How to Write a HeyChoosy Poll People Can Actually Answer

A useful poll does not need to be clever. It needs a clear question, real options, and enough context for voters to know what kind of judgment you want.

Published April 20, 2026

The best HeyChoosy polls feel almost effortless to answer. People open the link, understand the choice, tap an option, and maybe add one quick reason. The worst polls make voters pause and wonder what they are supposed to judge.

If you want useful votes, do a little shaping before you post. Not overthinking. Just enough clarity so people can give you the kind of signal you actually need.

Ask one clear question

A poll should not ask people to judge five things at once. "Which one is best?" is vague. "Which one feels more trustworthy?" is useful. "Which caption would make you click?" is useful. "Which layout is easiest to understand?" is useful.

Decide what kind of answer you need before you write the title. If you need taste, ask for taste. If you need clarity, ask for clarity. If you need buyer instinct, ask what they would choose with their own money.

Use options you would actually choose

Do not add filler. If one option is there only because you needed a third choice, it will muddy the result. Two serious options are better than five half-options.

Keep the options balanced too.
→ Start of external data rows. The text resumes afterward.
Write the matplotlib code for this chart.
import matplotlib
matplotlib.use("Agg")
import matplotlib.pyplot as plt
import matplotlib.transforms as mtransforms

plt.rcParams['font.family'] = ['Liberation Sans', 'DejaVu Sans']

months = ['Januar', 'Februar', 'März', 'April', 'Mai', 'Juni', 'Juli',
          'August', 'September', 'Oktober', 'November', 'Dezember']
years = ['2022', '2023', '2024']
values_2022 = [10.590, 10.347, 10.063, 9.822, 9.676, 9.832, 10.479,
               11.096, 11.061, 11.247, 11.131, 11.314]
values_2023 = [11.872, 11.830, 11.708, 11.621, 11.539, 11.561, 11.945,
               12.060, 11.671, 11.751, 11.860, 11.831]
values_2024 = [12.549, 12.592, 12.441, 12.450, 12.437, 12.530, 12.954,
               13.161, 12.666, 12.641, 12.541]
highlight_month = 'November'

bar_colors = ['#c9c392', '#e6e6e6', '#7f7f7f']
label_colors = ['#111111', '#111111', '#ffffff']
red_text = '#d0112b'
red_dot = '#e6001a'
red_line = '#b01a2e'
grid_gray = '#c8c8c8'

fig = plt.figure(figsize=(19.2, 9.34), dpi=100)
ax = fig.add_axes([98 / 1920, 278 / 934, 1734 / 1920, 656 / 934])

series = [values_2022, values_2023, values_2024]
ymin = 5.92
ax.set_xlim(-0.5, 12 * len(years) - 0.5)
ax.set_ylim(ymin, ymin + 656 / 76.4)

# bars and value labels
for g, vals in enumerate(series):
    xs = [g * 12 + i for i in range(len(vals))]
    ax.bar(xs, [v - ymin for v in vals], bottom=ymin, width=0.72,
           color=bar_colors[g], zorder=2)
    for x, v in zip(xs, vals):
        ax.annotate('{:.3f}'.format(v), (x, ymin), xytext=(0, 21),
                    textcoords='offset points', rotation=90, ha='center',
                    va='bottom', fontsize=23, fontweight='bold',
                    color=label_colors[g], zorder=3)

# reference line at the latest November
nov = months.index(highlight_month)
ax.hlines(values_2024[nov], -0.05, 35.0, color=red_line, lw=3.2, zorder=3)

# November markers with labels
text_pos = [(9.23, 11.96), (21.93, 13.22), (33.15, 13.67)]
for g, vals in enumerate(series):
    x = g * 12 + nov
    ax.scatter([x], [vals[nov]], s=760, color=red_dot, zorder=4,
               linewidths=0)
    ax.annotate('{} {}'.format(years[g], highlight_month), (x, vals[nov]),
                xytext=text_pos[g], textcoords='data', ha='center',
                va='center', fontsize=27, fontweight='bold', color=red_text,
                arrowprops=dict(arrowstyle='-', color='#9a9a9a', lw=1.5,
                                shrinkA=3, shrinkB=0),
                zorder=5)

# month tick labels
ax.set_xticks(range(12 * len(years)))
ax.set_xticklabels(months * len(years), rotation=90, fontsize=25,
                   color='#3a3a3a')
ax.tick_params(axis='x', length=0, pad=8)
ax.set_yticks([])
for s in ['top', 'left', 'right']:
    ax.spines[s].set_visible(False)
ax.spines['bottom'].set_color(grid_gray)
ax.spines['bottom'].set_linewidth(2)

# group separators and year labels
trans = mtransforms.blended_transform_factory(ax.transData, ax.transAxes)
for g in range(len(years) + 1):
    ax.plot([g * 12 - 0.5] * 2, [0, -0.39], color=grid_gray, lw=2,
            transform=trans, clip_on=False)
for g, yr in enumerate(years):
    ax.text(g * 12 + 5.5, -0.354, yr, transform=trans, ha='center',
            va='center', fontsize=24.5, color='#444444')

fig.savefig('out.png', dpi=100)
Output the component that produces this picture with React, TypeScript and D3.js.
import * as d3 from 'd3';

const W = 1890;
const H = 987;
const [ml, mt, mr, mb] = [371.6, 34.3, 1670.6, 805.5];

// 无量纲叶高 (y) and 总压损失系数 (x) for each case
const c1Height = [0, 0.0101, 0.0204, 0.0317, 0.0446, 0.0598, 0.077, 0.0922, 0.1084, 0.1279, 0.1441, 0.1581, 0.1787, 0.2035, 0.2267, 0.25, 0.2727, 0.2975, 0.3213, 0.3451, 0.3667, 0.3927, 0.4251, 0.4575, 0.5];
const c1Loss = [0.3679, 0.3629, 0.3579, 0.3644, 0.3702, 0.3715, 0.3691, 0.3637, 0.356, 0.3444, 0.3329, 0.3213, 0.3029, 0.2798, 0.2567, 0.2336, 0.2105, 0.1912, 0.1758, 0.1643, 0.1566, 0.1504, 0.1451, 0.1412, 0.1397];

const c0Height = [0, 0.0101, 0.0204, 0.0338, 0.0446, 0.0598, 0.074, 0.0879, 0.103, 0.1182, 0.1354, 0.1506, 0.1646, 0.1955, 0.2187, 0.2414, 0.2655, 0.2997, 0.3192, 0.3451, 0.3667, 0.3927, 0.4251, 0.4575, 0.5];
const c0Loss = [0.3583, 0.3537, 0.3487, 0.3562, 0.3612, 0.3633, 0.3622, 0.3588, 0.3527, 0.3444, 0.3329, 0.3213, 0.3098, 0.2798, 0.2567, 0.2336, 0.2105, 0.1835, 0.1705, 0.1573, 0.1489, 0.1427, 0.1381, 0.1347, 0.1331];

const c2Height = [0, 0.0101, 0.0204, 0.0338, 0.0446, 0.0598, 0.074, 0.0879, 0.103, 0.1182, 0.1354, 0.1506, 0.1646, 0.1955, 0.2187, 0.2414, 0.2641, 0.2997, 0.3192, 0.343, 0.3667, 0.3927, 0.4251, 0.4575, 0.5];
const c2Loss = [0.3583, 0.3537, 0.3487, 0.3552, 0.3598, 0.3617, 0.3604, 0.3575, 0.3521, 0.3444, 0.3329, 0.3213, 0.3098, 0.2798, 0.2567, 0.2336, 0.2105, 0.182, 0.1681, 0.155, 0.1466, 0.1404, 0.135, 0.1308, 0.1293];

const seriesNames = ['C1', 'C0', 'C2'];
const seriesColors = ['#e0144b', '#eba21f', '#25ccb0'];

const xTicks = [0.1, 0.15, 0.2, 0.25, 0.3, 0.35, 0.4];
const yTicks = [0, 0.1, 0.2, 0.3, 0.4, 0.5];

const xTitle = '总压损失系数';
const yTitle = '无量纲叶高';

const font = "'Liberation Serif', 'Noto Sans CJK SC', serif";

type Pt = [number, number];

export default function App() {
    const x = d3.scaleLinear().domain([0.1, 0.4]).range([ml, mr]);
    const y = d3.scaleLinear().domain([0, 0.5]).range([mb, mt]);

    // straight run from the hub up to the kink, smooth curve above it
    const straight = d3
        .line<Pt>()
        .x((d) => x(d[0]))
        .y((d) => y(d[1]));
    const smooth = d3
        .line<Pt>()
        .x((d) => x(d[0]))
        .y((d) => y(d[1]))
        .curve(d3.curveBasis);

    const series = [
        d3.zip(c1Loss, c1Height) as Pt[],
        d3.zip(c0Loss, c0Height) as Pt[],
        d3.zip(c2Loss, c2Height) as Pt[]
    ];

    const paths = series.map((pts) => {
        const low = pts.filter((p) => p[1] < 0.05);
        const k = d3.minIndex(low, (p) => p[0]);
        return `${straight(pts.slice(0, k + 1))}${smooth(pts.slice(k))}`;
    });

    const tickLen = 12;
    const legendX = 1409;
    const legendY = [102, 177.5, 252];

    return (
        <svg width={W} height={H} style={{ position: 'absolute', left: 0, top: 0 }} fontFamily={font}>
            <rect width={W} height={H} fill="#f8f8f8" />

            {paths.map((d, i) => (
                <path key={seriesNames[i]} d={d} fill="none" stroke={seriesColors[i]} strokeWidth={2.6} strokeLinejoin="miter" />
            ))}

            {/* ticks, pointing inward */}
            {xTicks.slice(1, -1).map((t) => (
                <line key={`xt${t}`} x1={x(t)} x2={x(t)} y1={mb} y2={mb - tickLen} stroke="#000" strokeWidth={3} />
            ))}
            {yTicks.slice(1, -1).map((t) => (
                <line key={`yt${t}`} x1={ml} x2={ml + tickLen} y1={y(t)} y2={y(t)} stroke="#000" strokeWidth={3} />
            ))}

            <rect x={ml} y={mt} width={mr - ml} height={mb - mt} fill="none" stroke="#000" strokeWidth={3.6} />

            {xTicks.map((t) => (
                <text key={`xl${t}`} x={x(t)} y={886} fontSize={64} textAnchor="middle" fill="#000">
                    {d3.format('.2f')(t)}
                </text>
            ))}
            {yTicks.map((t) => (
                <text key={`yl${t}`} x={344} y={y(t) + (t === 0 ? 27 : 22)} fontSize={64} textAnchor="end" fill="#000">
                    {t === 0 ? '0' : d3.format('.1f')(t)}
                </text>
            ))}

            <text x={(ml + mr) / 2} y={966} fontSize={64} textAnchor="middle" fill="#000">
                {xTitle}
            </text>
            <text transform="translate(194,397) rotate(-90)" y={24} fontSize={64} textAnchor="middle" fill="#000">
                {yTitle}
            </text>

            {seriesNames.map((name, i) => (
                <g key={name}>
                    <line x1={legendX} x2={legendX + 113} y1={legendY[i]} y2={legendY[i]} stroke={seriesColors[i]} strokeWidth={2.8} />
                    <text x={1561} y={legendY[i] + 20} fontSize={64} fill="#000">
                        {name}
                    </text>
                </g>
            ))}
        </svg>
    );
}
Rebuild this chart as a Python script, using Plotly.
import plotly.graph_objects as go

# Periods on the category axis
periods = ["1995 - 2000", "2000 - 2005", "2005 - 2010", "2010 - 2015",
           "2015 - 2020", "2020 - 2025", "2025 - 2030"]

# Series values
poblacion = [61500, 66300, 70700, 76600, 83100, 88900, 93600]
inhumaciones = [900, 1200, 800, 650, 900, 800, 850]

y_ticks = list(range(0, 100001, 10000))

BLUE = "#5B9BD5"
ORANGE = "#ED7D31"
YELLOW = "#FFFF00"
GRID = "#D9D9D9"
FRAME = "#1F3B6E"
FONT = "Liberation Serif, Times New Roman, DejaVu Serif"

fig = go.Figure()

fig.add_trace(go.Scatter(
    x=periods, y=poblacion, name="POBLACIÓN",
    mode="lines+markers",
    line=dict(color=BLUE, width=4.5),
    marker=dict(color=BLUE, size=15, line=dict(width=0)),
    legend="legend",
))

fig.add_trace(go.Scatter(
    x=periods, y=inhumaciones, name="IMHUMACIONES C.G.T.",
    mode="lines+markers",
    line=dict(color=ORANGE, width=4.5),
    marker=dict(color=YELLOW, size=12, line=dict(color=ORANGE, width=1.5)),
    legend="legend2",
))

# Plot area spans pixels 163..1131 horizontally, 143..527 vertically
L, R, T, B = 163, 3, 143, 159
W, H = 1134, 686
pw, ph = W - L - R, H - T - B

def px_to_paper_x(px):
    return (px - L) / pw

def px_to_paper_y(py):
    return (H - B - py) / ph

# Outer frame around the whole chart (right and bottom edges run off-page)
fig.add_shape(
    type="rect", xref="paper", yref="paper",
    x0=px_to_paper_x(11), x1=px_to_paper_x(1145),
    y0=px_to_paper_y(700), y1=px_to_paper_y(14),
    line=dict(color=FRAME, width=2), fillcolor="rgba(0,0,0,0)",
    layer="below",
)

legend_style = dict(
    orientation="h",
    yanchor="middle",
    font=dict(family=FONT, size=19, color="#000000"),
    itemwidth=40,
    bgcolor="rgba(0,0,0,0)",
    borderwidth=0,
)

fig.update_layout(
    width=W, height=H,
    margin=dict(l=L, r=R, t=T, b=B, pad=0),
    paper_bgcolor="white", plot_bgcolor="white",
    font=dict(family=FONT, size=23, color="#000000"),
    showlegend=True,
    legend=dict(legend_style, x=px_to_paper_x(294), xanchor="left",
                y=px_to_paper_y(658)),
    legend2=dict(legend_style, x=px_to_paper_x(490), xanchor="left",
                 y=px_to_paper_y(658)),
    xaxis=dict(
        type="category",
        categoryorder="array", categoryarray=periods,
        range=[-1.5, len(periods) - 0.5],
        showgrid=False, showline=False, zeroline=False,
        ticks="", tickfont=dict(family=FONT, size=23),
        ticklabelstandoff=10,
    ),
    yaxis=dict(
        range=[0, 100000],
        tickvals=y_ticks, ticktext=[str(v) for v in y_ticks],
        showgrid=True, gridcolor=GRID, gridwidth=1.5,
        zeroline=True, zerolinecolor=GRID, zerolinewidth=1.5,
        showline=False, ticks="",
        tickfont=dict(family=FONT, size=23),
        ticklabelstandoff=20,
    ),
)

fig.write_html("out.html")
If one label has lots of detail and another is vague, people may vote for the better-written option instead of the better choice.

Add the context people need, not your whole backstory

Voters need enough context to answer well. They do not need every detail of how you got stuck. Use the description or helpful context box to say what matters: budget, audience, deadline, vibe, use case, or whose experience you want.

Example: "Choosing a logo for a tutoring side project. I care most about trust and readability." That tells voters exactly what to look for.

Read votes and reasons together

The vote count gives you direction. The reasons tell you what people noticed. If one option wins because it feels clearer, that is different from winning because it feels cheaper or safer.

Use both. A strong result can end the loop. A close result can show that both choices are good enough. Confused comments can tell you to rewrite the poll or change the options.

A strong HeyChoosy template

"I am choosing between these real options. Which one would you pick for [specific situation], and what made it stand out?"